REQUIRED TASK:
Starting with the first line of the listing, quote each line exactly until and including the one with "134, 141, 148]", leaving pictures out.

DATASET SECTION:
- - - - - - -

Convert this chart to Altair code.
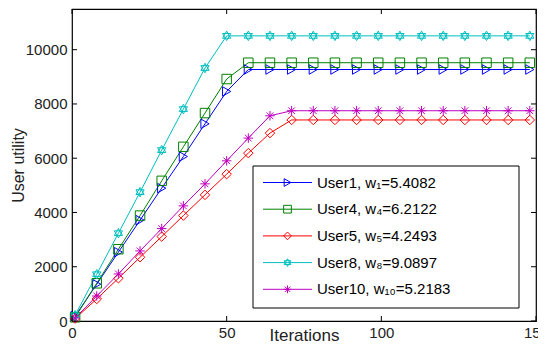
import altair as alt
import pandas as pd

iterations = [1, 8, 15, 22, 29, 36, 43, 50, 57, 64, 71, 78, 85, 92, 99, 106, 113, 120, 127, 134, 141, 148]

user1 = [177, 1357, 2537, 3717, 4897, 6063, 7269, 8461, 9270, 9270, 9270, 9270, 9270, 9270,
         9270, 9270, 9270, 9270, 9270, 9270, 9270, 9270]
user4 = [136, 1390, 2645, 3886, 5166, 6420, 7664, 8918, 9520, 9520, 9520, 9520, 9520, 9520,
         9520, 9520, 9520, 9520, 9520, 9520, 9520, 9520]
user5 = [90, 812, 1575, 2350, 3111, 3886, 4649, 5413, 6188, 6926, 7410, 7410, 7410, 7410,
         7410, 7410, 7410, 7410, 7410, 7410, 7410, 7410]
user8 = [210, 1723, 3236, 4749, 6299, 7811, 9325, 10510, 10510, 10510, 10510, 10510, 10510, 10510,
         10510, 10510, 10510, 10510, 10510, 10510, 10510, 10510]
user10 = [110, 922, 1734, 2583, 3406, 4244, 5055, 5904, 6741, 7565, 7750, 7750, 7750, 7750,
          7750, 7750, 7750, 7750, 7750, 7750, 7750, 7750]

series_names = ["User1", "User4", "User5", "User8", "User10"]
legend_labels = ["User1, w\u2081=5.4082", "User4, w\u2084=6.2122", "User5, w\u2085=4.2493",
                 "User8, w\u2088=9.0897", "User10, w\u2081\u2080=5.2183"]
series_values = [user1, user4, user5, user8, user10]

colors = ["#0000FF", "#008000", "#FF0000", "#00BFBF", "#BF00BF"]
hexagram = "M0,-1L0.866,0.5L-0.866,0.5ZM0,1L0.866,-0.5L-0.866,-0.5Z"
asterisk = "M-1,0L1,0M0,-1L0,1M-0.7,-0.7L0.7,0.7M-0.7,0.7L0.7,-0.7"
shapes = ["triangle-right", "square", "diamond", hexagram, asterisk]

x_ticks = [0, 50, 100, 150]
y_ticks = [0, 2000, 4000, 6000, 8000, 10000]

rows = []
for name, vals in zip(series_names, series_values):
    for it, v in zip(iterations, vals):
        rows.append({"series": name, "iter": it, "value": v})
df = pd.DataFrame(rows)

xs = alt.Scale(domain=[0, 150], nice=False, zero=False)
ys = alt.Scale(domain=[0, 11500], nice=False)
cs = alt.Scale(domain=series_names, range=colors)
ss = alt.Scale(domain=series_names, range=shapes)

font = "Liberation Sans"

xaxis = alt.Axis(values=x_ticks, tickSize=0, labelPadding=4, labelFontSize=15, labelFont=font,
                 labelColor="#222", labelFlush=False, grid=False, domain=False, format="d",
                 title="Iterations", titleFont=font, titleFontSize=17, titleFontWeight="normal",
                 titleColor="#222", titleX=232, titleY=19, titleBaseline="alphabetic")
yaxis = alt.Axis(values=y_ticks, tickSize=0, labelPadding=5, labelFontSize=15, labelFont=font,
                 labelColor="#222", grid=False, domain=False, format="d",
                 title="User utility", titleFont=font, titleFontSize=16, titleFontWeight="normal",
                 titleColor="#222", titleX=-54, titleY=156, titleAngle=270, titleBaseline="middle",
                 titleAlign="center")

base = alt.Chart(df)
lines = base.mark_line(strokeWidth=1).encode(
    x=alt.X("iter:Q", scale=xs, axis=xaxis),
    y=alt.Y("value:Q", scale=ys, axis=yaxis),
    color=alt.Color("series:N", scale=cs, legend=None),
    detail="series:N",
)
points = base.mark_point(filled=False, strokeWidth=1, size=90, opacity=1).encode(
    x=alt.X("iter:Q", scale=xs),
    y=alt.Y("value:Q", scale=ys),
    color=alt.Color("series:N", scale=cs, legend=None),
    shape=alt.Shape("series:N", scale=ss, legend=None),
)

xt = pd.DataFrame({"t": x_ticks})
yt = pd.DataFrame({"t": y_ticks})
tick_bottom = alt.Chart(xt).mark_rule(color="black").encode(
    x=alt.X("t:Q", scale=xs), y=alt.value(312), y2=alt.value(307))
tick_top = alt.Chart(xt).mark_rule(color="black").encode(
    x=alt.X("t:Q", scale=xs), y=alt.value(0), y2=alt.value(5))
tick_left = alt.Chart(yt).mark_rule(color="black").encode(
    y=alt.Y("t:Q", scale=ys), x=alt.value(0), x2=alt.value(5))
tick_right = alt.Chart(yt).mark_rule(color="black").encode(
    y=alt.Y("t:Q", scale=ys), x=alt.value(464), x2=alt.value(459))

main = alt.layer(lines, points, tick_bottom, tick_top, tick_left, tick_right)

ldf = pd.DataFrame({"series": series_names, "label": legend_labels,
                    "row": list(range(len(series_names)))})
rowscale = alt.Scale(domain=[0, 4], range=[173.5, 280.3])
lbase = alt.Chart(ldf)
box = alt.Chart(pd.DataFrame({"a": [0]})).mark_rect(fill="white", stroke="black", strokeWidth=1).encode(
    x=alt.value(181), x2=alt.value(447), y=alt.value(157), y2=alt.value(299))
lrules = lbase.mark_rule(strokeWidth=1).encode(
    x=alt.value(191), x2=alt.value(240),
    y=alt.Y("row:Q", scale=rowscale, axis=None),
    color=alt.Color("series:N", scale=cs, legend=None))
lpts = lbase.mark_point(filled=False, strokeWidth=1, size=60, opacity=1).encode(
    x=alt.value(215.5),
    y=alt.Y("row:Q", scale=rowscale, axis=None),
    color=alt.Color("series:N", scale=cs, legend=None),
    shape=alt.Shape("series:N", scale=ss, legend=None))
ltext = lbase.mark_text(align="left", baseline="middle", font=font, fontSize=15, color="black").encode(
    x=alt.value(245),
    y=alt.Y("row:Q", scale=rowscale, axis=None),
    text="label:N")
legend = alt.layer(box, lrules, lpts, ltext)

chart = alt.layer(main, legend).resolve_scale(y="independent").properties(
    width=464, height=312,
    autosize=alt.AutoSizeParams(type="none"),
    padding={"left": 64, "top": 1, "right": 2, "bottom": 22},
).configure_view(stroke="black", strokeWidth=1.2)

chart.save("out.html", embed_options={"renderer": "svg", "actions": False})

- - - - - - -

RESULT OF THIS TASK:
Convert this chart to Altair code.
import altair as alt
import pandas as pd

iterations = [1, 8, 15, 22, 29, 36, 43, 50, 57, 64, 71, 78, 85, 92, 99, 106, 113, 120, 127, 134, 141, 148]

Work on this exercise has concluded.